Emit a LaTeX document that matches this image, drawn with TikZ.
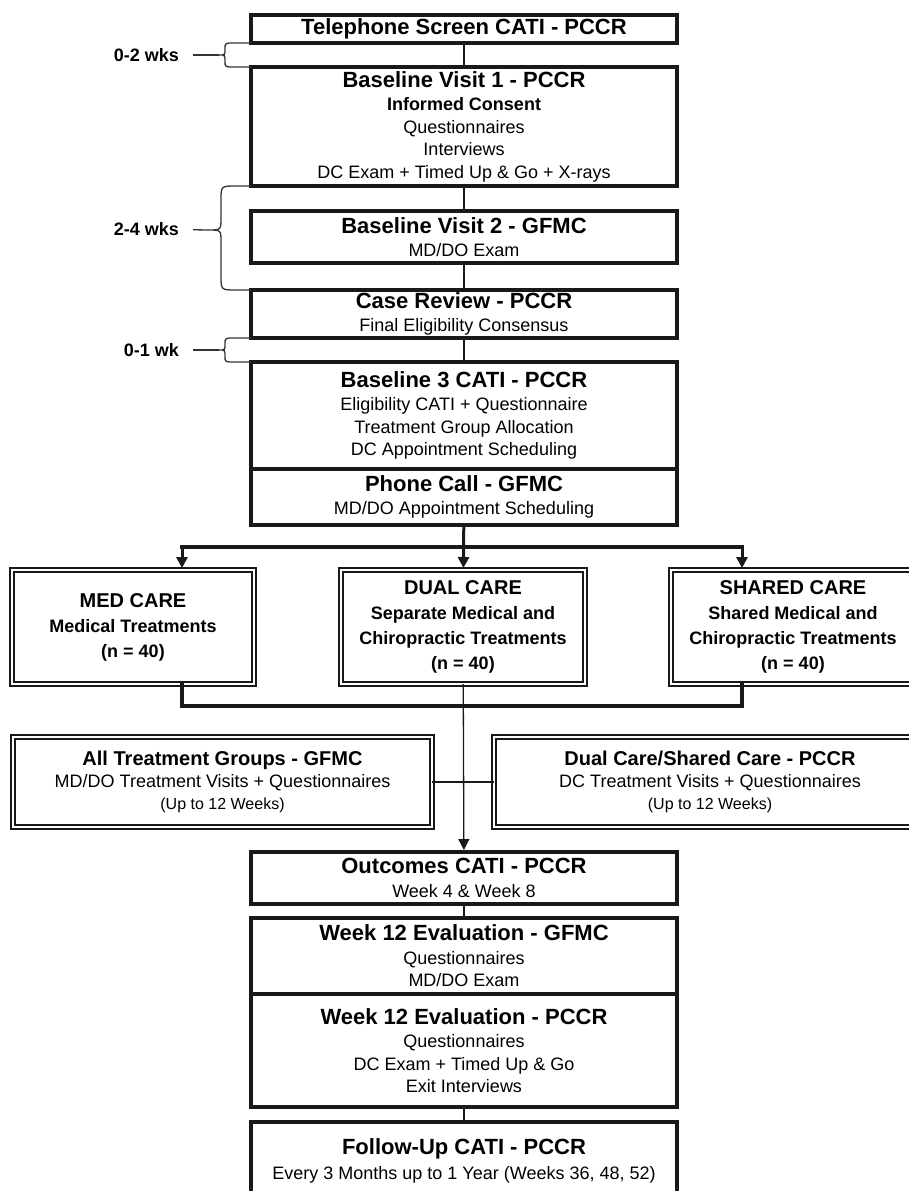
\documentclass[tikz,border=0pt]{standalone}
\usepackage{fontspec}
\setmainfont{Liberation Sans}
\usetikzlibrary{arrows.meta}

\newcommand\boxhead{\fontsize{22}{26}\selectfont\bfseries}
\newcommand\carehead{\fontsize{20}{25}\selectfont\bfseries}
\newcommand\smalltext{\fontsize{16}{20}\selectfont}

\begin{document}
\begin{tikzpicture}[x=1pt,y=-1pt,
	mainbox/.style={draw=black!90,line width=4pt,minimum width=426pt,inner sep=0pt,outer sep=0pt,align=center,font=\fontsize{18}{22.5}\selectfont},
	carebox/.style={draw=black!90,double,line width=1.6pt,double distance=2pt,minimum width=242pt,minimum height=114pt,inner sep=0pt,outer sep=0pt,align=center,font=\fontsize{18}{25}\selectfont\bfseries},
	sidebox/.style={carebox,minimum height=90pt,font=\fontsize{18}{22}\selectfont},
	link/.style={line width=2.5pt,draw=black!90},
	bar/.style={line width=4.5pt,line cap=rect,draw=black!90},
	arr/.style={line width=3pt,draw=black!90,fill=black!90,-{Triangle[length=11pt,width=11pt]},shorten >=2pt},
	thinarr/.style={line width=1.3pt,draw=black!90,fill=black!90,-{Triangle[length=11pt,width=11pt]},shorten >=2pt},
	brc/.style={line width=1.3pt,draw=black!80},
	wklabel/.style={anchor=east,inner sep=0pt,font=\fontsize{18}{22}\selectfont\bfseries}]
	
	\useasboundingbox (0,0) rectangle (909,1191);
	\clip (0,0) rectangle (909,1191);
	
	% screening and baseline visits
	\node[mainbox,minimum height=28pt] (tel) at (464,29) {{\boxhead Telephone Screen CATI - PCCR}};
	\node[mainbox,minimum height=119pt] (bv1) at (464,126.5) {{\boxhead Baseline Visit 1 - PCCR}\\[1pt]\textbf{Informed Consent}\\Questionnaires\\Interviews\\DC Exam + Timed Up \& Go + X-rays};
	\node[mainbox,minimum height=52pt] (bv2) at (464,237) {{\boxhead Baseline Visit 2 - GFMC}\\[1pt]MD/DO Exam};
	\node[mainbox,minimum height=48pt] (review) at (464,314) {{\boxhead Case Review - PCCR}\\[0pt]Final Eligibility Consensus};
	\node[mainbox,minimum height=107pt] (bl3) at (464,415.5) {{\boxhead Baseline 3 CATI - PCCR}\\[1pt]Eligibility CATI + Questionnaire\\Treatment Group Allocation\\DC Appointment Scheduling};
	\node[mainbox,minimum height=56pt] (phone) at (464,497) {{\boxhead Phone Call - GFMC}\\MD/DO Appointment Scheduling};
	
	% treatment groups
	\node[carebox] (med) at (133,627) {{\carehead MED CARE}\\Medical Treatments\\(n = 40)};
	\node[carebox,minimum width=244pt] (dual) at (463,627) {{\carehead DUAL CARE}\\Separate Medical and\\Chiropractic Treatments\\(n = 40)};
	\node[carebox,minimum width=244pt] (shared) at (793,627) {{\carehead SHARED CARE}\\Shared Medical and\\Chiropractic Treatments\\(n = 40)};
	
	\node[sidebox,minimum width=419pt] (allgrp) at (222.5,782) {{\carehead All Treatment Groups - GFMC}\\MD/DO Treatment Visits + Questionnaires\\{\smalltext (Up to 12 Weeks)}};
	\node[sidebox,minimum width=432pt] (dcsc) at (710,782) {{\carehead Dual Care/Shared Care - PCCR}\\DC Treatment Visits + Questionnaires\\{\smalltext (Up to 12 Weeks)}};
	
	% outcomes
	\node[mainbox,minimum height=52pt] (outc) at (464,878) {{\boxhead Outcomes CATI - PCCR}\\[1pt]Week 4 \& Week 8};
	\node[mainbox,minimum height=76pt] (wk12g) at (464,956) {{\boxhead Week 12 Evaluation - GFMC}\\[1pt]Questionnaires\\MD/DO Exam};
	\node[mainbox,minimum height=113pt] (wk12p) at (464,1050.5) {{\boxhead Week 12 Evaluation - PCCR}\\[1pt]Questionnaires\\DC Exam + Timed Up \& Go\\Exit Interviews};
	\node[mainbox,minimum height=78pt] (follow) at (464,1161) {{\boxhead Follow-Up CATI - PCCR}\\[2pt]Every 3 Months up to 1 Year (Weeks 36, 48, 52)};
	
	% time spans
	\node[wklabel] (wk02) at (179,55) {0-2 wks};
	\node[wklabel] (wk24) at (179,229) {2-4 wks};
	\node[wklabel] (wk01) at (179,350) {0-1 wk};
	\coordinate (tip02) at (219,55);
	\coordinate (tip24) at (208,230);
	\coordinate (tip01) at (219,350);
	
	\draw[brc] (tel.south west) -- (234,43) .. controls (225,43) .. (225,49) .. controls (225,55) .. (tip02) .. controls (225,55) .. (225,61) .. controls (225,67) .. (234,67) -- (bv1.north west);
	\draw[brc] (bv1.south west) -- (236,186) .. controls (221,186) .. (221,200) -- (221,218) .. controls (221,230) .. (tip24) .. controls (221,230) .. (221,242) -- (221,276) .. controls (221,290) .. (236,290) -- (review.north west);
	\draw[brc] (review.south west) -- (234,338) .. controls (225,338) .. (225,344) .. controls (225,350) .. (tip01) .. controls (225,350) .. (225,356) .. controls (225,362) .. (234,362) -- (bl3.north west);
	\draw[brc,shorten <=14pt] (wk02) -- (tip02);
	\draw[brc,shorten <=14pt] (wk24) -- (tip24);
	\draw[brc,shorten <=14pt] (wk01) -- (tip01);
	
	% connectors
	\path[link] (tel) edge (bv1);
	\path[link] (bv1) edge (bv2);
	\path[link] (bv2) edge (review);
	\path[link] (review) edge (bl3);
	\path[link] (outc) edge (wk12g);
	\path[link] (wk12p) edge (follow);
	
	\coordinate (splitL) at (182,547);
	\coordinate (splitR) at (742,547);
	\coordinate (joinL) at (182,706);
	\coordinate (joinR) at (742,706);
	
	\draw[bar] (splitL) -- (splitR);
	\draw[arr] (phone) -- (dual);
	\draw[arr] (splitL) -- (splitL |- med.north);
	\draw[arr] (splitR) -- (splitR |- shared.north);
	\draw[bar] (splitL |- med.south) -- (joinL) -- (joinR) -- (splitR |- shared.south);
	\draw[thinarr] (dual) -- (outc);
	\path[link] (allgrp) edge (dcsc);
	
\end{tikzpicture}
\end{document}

===============

Return each line exactly as written. Any picture gets left out.

Emit a LaTeX document that matches this image, drawn with TikZ.
\documentclass[tikz,border=0pt]{standalone}
\usepackage{fontspec}
\setmainfont{Liberation Sans}
\usetikzlibrary{arrows.meta}

\newcommand\boxhead{\fontsize{22}{26}\selectfont\bfseries}
\newcommand\carehead{\fontsize{20}{25}\selectfont\bfseries}
\newcommand\smalltext{\fontsize{16}{20}\selectfont}

\begin{document}
\begin{tikzpicture}[x=1pt,y=-1pt,
	mainbox/.style={draw=black!90,line width=4pt,minimum width=426pt,inner sep=0pt,outer sep=0pt,align=center,font=\fontsize{18}{22.5}\selectfont},
	carebox/.style={draw=black!90,double,line width=1.6pt,double distance=2pt,minimum width=242pt,minimum height=114pt,inner sep=0pt,outer sep=0pt,align=center,font=\fontsize{18}{25}\selectfont\bfseries},
	sidebox/.style={carebox,minimum height=90pt,font=\fontsize{18}{22}\selectfont},
	link/.style={line width=2.5pt,draw=black!90},
	bar/.style={line width=4.5pt,line cap=rect,draw=black!90},
	arr/.style={line width=3pt,draw=black!90,fill=black!90,-{Triangle[length=11pt,width=11pt]},shorten >=2pt},
	thinarr/.style={line width=1.3pt,draw=black!90,fill=black!90,-{Triangle[length=11pt,width=11pt]},shorten >=2pt},
	brc/.style={line width=1.3pt,draw=black!80},
	wklabel/.style={anchor=east,inner sep=0pt,font=\fontsize{18}{22}\selectfont\bfseries}]
	
	\useasboundingbox (0,0) rectangle (909,1191);
	\clip (0,0) rectangle (909,1191);
	
	% screening and baseline visits
	\node[mainbox,minimum height=28pt] (tel) at (464,29) {{\boxhead Telephone Screen CATI - PCCR}};
	\node[mainbox,minimum height=119pt] (bv1) at (464,126.5) {{\boxhead Baseline Visit 1 - PCCR}\\[1pt]\textbf{Informed Consent}\\Questionnaires\\Interviews\\DC Exam + Timed Up \& Go + X-rays};
	\node[mainbox,minimum height=52pt] (bv2) at (464,237) {{\boxhead Baseline Visit 2 - GFMC}\\[1pt]MD/DO Exam};
	\node[mainbox,minimum height=48pt] (review) at (464,314) {{\boxhead Case Review - PCCR}\\[0pt]Final Eligibility Consensus};
	\node[mainbox,minimum height=107pt] (bl3) at (464,415.5) {{\boxhead Baseline 3 CATI - PCCR}\\[1pt]Eligibility CATI + Questionnaire\\Treatment Group Allocation\\DC Appointment Scheduling};
	\node[mainbox,minimum height=56pt] (phone) at (464,497) {{\boxhead Phone Call - GFMC}\\MD/DO Appointment Scheduling};
	
	% treatment groups
	\node[carebox] (med) at (133,627) {{\carehead MED CARE}\\Medical Treatments\\(n = 40)};
	\node[carebox,minimum width=244pt] (dual) at (463,627) {{\carehead DUAL CARE}\\Separate Medical and\\Chiropractic Treatments\\(n = 40)};
	\node[carebox,minimum width=244pt] (shared) at (793,627) {{\carehead SHARED CARE}\\Shared Medical and\\Chiropractic Treatments\\(n = 40)};
	
	\node[sidebox,minimum width=419pt] (allgrp) at (222.5,782) {{\carehead All Treatment Groups - GFMC}\\MD/DO Treatment Visits + Questionnaires\\{\smalltext (Up to 12 Weeks)}};
	\node[sidebox,minimum width=432pt] (dcsc) at (710,782) {{\carehead Dual Care/Shared Care - PCCR}\\DC Treatment Visits + Questionnaires\\{\smalltext (Up to 12 Weeks)}};
	
	% outcomes
	\node[mainbox,minimum height=52pt] (outc) at (464,878) {{\boxhead Outcomes CATI - PCCR}\\[1pt]Week 4 \& Week 8};
	\node[mainbox,minimum height=76pt] (wk12g) at (464,956) {{\boxhead Week 12 Evaluation - GFMC}\\[1pt]Questionnaires\\MD/DO Exam};
	\node[mainbox,minimum height=113pt] (wk12p) at (464,1050.5) {{\boxhead Week 12 Evaluation - PCCR}\\[1pt]Questionnaires\\DC Exam + Timed Up \& Go\\Exit Interviews};
	\node[mainbox,minimum height=78pt] (follow) at (464,1161) {{\boxhead Follow-Up CATI - PCCR}\\[2pt]Every 3 Months up to 1 Year (Weeks 36, 48, 52)};
	
	% time spans
	\node[wklabel] (wk02) at (179,55) {0-2 wks};
	\node[wklabel] (wk24) at (179,229) {2-4 wks};
	\node[wklabel] (wk01) at (179,350) {0-1 wk};
	\coordinate (tip02) at (219,55);
	\coordinate (tip24) at (208,230);
	\coordinate (tip01) at (219,350);
	
	\draw[brc] (tel.south west) -- (234,43) .. controls (225,43) .. (225,49) .. controls (225,55) .. (tip02) .. controls (225,55) .. (225,61) .. controls (225,67) .. (234,67) -- (bv1.north west);
	\draw[brc] (bv1.south west) -- (236,186) .. controls (221,186) .. (221,200) -- (221,218) .. controls (221,230) .. (tip24) .. controls (221,230) .. (221,242) -- (221,276) .. controls (221,290) .. (236,290) -- (review.north west);
	\draw[brc] (review.south west) -- (234,338) .. controls (225,338) .. (225,344) .. controls (225,350) .. (tip01) .. controls (225,350) .. (225,356) .. controls (225,362) .. (234,362) -- (bl3.north west);
	\draw[brc,shorten <=14pt] (wk02) -- (tip02);
	\draw[brc,shorten <=14pt] (wk24) -- (tip24);
	\draw[brc,shorten <=14pt] (wk01) -- (tip01);
	
	% connectors
	\path[link] (tel) edge (bv1);
	\path[link] (bv1) edge (bv2);
	\path[link] (bv2) edge (review);
	\path[link] (review) edge (bl3);
	\path[link] (outc) edge (wk12g);
	\path[link] (wk12p) edge (follow);
	
	\coordinate (splitL) at (182,547);
	\coordinate (splitR) at (742,547);
	\coordinate (joinL) at (182,706);
	\coordinate (joinR) at (742,706);
	
	\draw[bar] (splitL) -- (splitR);
	\draw[arr] (phone) -- (dual);
	\draw[arr] (splitL) -- (splitL |- med.north);
	\draw[arr] (splitR) -- (splitR |- shared.north);
	\draw[bar] (splitL |- med.south) -- (joinL) -- (joinR) -- (splitR |- shared.south);
	\draw[thinarr] (dual) -- (outc);
	\path[link] (allgrp) edge (dcsc);
	
\end{tikzpicture}
\end{document}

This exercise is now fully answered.